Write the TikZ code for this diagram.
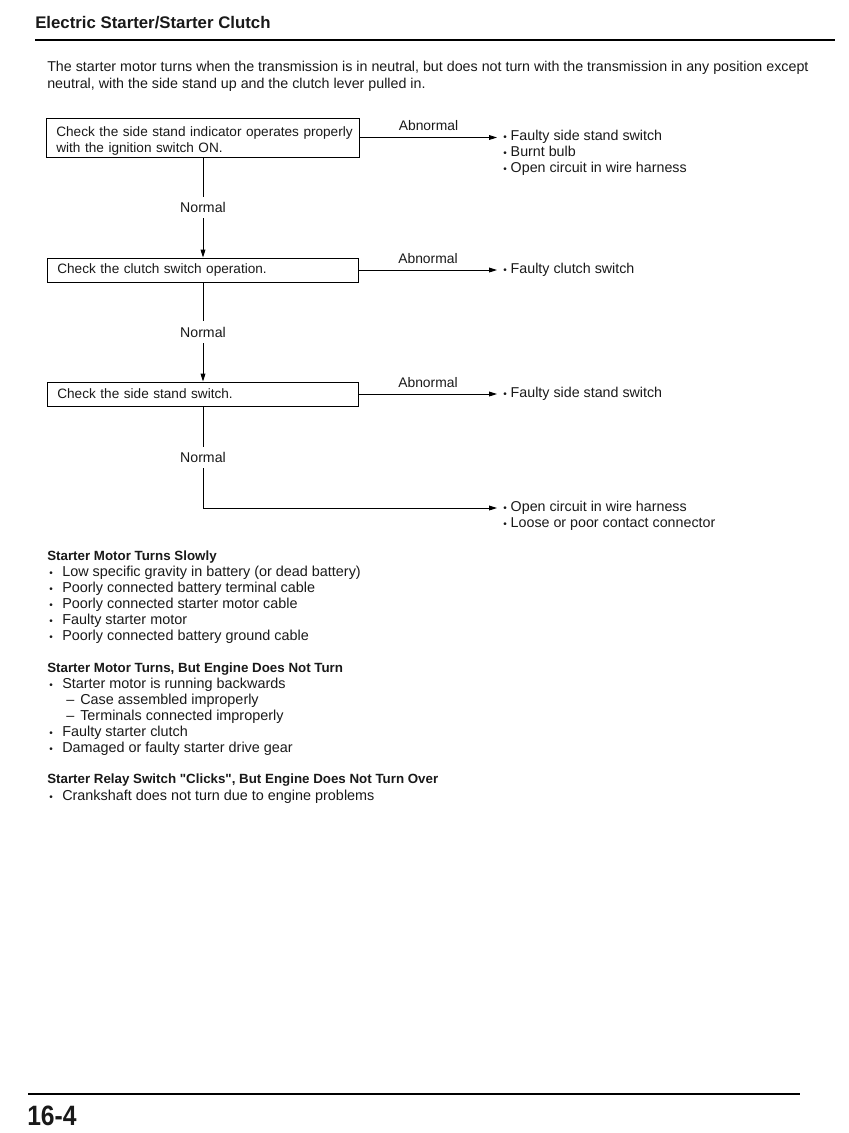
──────────
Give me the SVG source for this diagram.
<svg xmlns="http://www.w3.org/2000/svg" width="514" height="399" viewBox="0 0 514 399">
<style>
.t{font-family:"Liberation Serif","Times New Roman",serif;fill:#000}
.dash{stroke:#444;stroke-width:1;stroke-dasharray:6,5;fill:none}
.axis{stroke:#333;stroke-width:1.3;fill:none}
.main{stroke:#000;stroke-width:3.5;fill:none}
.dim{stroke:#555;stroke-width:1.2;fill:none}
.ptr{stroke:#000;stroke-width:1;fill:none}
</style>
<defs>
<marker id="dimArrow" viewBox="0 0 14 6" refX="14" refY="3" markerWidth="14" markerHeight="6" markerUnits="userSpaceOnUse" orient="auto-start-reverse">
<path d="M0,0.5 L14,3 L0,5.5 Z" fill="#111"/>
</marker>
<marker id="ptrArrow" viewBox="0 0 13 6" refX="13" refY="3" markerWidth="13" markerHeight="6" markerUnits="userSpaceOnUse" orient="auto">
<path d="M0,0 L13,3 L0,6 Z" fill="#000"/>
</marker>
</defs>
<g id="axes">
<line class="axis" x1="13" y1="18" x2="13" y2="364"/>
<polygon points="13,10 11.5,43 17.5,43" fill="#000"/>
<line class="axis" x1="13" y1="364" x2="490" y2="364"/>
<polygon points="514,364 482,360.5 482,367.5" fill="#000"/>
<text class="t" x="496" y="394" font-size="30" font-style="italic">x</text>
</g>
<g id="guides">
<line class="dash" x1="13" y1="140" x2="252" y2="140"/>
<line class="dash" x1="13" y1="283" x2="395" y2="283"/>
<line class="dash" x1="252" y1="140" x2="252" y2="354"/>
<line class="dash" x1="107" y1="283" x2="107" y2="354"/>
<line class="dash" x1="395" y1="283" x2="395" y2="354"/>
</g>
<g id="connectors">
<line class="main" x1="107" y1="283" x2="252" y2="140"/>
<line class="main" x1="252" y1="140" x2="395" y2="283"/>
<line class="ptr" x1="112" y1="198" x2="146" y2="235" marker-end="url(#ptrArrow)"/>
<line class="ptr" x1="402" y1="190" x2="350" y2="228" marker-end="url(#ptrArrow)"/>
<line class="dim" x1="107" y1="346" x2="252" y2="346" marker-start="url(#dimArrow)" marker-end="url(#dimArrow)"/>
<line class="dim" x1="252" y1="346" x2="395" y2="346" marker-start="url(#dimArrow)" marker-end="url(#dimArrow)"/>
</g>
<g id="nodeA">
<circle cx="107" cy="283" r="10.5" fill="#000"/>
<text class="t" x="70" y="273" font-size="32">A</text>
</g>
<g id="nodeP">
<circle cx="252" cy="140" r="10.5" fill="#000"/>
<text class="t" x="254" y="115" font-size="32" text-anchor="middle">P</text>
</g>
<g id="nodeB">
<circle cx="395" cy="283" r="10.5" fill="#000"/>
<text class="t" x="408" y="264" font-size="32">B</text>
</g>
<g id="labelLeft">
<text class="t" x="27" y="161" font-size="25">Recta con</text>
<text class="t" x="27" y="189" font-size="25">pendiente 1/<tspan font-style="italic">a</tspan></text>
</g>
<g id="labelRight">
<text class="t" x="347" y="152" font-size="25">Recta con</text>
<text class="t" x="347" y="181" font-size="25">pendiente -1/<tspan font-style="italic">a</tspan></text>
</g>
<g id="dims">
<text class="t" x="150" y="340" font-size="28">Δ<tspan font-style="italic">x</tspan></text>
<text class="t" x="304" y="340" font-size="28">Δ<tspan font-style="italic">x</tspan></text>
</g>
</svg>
──────────
• [REQUIREMENTS]: Using the listing above, return all lines where the word "diagram" occurs.

• [OUTPUT]:
Write the TikZ code for this diagram.
Give me the SVG source for this diagram.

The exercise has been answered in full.